An external view of the Met Office building at night.

Dr Pete Falloon

image of Dr Pete FalloonAreas of expertise

  • Climate resilient food systems
  • Soils (particularly carbon and nitrogen cycling)
  • Ecosystems
  • Agriculture (particularly greenhouse gas fluxes and land management)
  • Water resources

Publications by Pete Falloon

Current activities

Dr Pete Falloon is the Met Office's Science Lead - Food Security, and leads the Met Office’s Climate Service for Defra on Food, Farming and Natural Environment, which provides scientific advice to Defra in support of climate resilience and adaptation in the agri-food system. The climate service feeds into the UK's Climate Change Risk Assessment and National Adaptation Programme, and Defra's UK Food Security Report.

Alongside climate resilient food systems, Pete's interests include soil (especially carbon), water, agriculture, land use and climate interactions. 

Current projects include:

Recent projects which Pete has been involved in include:

Career background

Dr Pete Falloon is the Met Office's Science Lead - Food Security, and leads the Met Office’s Climate Service for Defra on Food, Farming and Natural Environment. Pete has over 25 years of experience in modelling environmental systems, particularly the impacts of climate and land use change on agriculture, water, and soils. Pete has been at the Met Office Hadley Centre since 2004 and led the Climate Impacts Modelling team from 2009-2019, and was the Met Office Science Directorate’s Change Manager from 2020-2023. He is a contributing author to the UK’s Climate Change Risk Assessment (CCRA) and a member of the Global Food Security Programme’s Programme Coordination Group board and supported the UK government in the IPCC Working Group 2 approval phase as part of the UK delegation.
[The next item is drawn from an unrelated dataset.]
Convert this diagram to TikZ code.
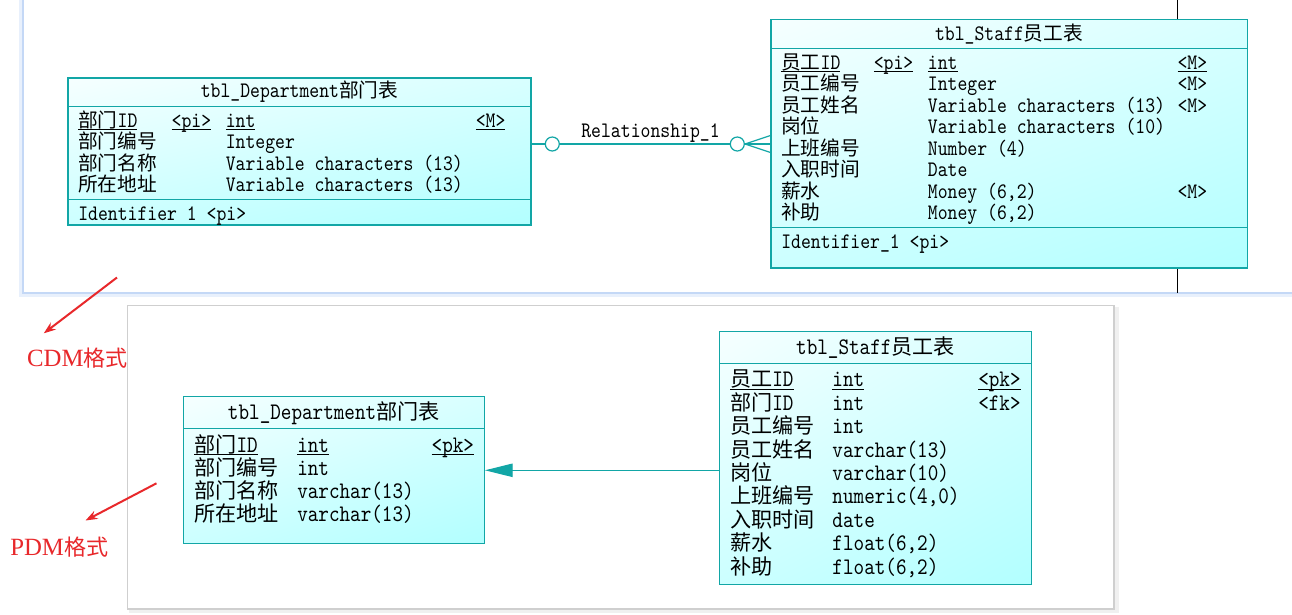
\documentclass[tikz,border=0pt]{standalone}
\usepackage{fontspec}
\newfontfamily\cjk{Noto Sans CJK SC}[Scale=0.89]
\newfontfamily\tbl{lmmono10-regular.otf}[FakeStretch=0.85]
\newfontfamily\rserif{Liberation Serif}
\usetikzlibrary{fit,shadings,arrows.meta}
\definecolor{tealA}{HTML}{12A6A6}
\definecolor{cyUL}{HTML}{F6FFFF}
\definecolor{cyUR}{HTML}{D8FFFF}
\definecolor{cyLL}{HTML}{CCFFFF}
\definecolor{cyLR}{HTML}{B2FFFF}
\definecolor{panelBlue}{HTML}{C4D8F6}
\definecolor{panelBlueL}{HTML}{E8F0FC}
\definecolor{redA}{HTML}{E8282B}
\newcommand\zh[1]{{\cjk #1}}
\newcommand\ulin[1]{\setbox0\hbox{#1}\rlap{\rule[-2.1pt]{\wd0}{0.7pt}}\box0}
\tikzset{
  tablebox/.style={inner sep=0pt, draw=tealA, line width=0.9pt,
    upper left=cyUL, upper right=cyUR, lower left=cyLL, lower right=cyLR},
  rule/.style={draw=tealA, line width=0.9pt},
  conn/.style={draw=tealA, line width=0.9pt},
  circ/.style={circle, draw=tealA, fill=white, line width=0.9pt, minimum size=10.5pt, inner sep=0pt},
  txt/.style={anchor=base west, inner sep=0pt},
  hdr/.style={anchor=base, inner sep=0pt},
  topf/.style={font=\fontsize{16.6pt}{18pt}\selectfont\tbl},
  botf/.style={font=\fontsize{17.8pt}{19pt}\selectfont\tbl},
  redarrow/.style={draw=redA, line width=1.5pt, -{Stealth[length=9pt,width=6.5pt]}},
  redlabel/.style={anchor=west, inner sep=0pt, text=redA, font=\fontsize{18.6pt}{20pt}\selectfont\rserif}
}
\begin{document}
\begin{tikzpicture}[x=0.75pt,y=-0.75pt]
\useasboundingbox (0,0) rectangle (1292,614);
\fill[white] (0,0) rectangle (1292,614);

% ---- top panel (CDM) edges
\draw[panelBlueL, line width=3pt] (20.5,0) -- (20.5,295) -- (1292,295);
\draw[panelBlue, line width=1.5pt] (22.5,0) -- (22.5,293.3) -- (1292,293.3);

% ---- bottom panel (PDM)
\draw[gray!12, line width=4pt] (129,610.5) -- (1116,610.5) -- (1116,307);
\draw[fill=white, draw=gray!38, line width=0.8pt] (127.5,305.5) rectangle (1114,609);

% ---- black vertical line behind top staff table
\draw[black, line width=0.9pt] (1177.3,0) -- (1177.3,293);

% ================= CDM tables =================
\node[tablebox, fit={(68,78) (531,225)}] (dT) {};
\draw[rule] (68,106.5) -- (531,106.5);
\draw[rule] (68,199.3) -- (531,199.3);

\node[tablebox, fit={(771,19.3) (1247.2,268)}] (sT) {};
\draw[rule] (771,48.3) -- (1247.2,48.3);
\draw[rule] (771,227.7) -- (1247.2,227.7);

% relationship
\node[circ] (c1) at (552.3,144) {};
\node[circ] (c2) at (737.3,144) {};
\draw[conn] (dT.east |- c1) -- (c1);
\draw[conn] (c1) -- (c2);
\coordinate (cfA) at (771,135.3);
\coordinate (cfC) at (771,152.7);
\draw[conn] (c2.east) -- (cfA);
\draw[conn] (c2.east) -- (sT.west |- c2);
\draw[conn] (c2.east) -- (cfC);
\node[topf, anchor=base, inner sep=0pt] (rel) at (650.5,137) {Relationship\_1};

% top dept text
\node[topf, hdr] (dTh) at (299.5,97.5) {tbl\_Department\zh{部门表}};
\node[topf, txt] (dT0a) at (78,127.5) {\ulin{\zh{部门}ID}};
\node[topf, txt] (dT0b) at (171.4,127.5) {\ulin{<pi>}};
\node[topf, txt] (dT0c) at (225.5,127.5) {\ulin{int}};
\node[topf, txt] (dT0d) at (475.5,127.5) {\ulin{<M>}};
\node[topf, txt] (dT1a) at (78,148.8) {\zh{部门编号}};
\node[topf, txt] (dT1c) at (225.5,148.8) {Integer};
\node[topf, txt] (dT2a) at (78,170.1) {\zh{部门名称}};
\node[topf, txt] (dT2c) at (225.5,170.1) {Variable characters (13)};
\node[topf, txt] (dT3a) at (78,191.4) {\zh{所在地址}};
\node[topf, txt] (dT3c) at (225.5,191.4) {Variable characters (13)};
\node[topf, txt] (dTid) at (78,220) {Identifier 1 <pi>};

% top staff text
\node[topf, hdr] (sTh) at (1009,40) {tbl\_Staff\zh{员工表}};
\node[topf, txt] (sT0a) at (781,69.5) {\ulin{\zh{员工}ID}};
\node[topf, txt] (sT0b) at (873.5,69.5) {\ulin{<pi>}};
\node[topf, txt] (sT0c) at (927.7,69.5) {\ulin{int}};
\node[topf, txt] (sT0d) at (1177.3,69.5) {\ulin{<M>}};
\node[topf, txt] (sT1a) at (781,90.9) {\zh{员工编号}};
\node[topf, txt] (sT1c) at (927.7,90.9) {Integer};
\node[topf, txt] (sT1d) at (1177.3,90.9) {<M>};
\node[topf, txt] (sT2a) at (781,112.4) {\zh{员工姓名}};
\node[topf, txt] (sT2c) at (927.7,112.4) {Variable characters (13)};
\node[topf, txt] (sT2d) at (1177.3,112.4) {<M>};
\node[topf, txt] (sT3a) at (781,133.8) {\zh{岗位}};
\node[topf, txt] (sT3c) at (927.7,133.8) {Variable characters (10)};
\node[topf, txt] (sT4a) at (781,155.2) {\zh{上班编号}};
\node[topf, txt] (sT4c) at (927.7,155.2) {Number (4)};
\node[topf, txt] (sT5a) at (781,176.7) {\zh{入职时间}};
\node[topf, txt] (sT5c) at (927.7,176.7) {Date};
\node[topf, txt] (sT6a) at (781,198.1) {\zh{薪水}};
\node[topf, txt] (sT6c) at (927.7,198.1) {Money (6,2)};
\node[topf, txt] (sT6d) at (1177.3,198.1) {<M>};
\node[topf, txt] (sT7a) at (781,219.5) {\zh{补助}};
\node[topf, txt] (sT7c) at (927.7,219.5) {Money (6,2)};
\node[topf, txt] (sTid) at (781,248.5) {Identifier\_1 <pi>};

% ================= PDM tables =================
\node[tablebox, fit={(183.2,396.7) (484.3,543.3)}] (dB) {};
\draw[rule] (183.2,428.3) -- (484.3,428.3);

\node[tablebox, fit={(719.6,331.7) (1031.4,584.3)}] (sB) {};
\draw[rule] (719.6,363.3) -- (1031.4,363.3);

\coordinate (fkY) at (600,470.3);
\draw[conn, -{Triangle[length=20.8pt,width=10pt]}] (sB.west |- fkY) -- (dB.east |- fkY);

% bottom dept text
\node[botf, hdr] (dBh) at (333.8,419.2) {tbl\_Department\zh{部门表}};
\node[botf, txt] (dB0a) at (194,452.5) {\ulin{\zh{部门}ID}};
\node[botf, txt] (dB0c) at (297,452.5) {\ulin{int}};
\node[botf, txt] (dB0d) at (431.4,452.5) {\ulin{<pk>}};
\node[botf, txt] (dB1a) at (194,475.5) {\zh{部门编号}};
\node[botf, txt] (dB1c) at (297,475.5) {int};
\node[botf, txt] (dB2a) at (194,498.8) {\zh{部门名称}};
\node[botf, txt] (dB2c) at (297,498.8) {varchar(13)};
\node[botf, txt] (dB3a) at (194,521.5) {\zh{所在地址}};
\node[botf, txt] (dB3c) at (297,521.5) {varchar(13)};

% bottom staff text
\node[botf, hdr] (sBh) at (875.5,354.2) {tbl\_Staff\zh{员工表}};
\node[botf, txt] (sB0a) at (729.8,386.8) {\ulin{\zh{员工}ID}};
\node[botf, txt] (sB0c) at (832.2,386.8) {\ulin{int}};
\node[botf, txt] (sB0d) at (978,386.8) {\ulin{<pk>}};
\node[botf, txt] (sB1a) at (729.8,410.2) {\zh{部门}ID};
\node[botf, txt] (sB1c) at (832.2,410.2) {int};
\node[botf, txt] (sB1d) at (978,410.2) {<fk>};
\node[botf, txt] (sB2a) at (729.8,433.6) {\zh{员工编号}};
\node[botf, txt] (sB2c) at (832.2,433.6) {int};
\node[botf, txt] (sB3a) at (729.8,457.0) {\zh{员工姓名}};
\node[botf, txt] (sB3c) at (832.2,457.0) {varchar(13)};
\node[botf, txt] (sB4a) at (729.8,480.4) {\zh{岗位}};
\node[botf, txt] (sB4c) at (832.2,480.4) {varchar(10)};
\node[botf, txt] (sB5a) at (729.8,503.8) {\zh{上班编号}};
\node[botf, txt] (sB5c) at (832.2,503.8) {numeric(4,0)};
\node[botf, txt] (sB6a) at (729.8,527.2) {\zh{入职时间}};
\node[botf, txt] (sB6c) at (832.2,527.2) {date};
\node[botf, txt] (sB7a) at (729.8,550.6) {\zh{薪水}};
\node[botf, txt] (sB7c) at (832.2,550.6) {float(6,2)};
\node[botf, txt] (sB8a) at (729.8,574.0) {\zh{补助}};
\node[botf, txt] (sB8c) at (832.2,574.0) {float(6,2)};

% ================= annotations =================
\node[redlabel] (cdm) at (26.8,358.3) {CDM\zh{格式}};
\node[redlabel] (pdm) at (10,546.7) {PDM\zh{格式}};
\coordinate (a1s) at (117,277.5);
\coordinate (a1e) at (43.8,333.3);
\coordinate (a2s) at (156.5,483.3);
\coordinate (a2e) at (85.5,520.5);
\draw[redarrow] (a1s) -- (a1e);
\draw[redarrow] (a2s) -- (a2e);
\end{tikzpicture}
\end{document}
He has a BSc (Hons) in Environmental Science of the Earth and Atmosphere from the University of Reading, and worked on modelling pesticide fate in riverine systems during an MSc (Research) and part-time lectureship the University of Greenwich. Pete moved to Rothamsted Research in 1996, where he worked on modelling soil, climate and vegetation interactions for 8 years and was awarded a PhD from the University of Nottingham in 2001.
 
He has written numerous peer-reviewed papers and book chapters on soil carbon dynamics, land use change and the impacts of climate change, and given many invited and offered presentations both in the UK and internationally, and worked for, and led science teams delivering to a wide range of government, industry and research customers.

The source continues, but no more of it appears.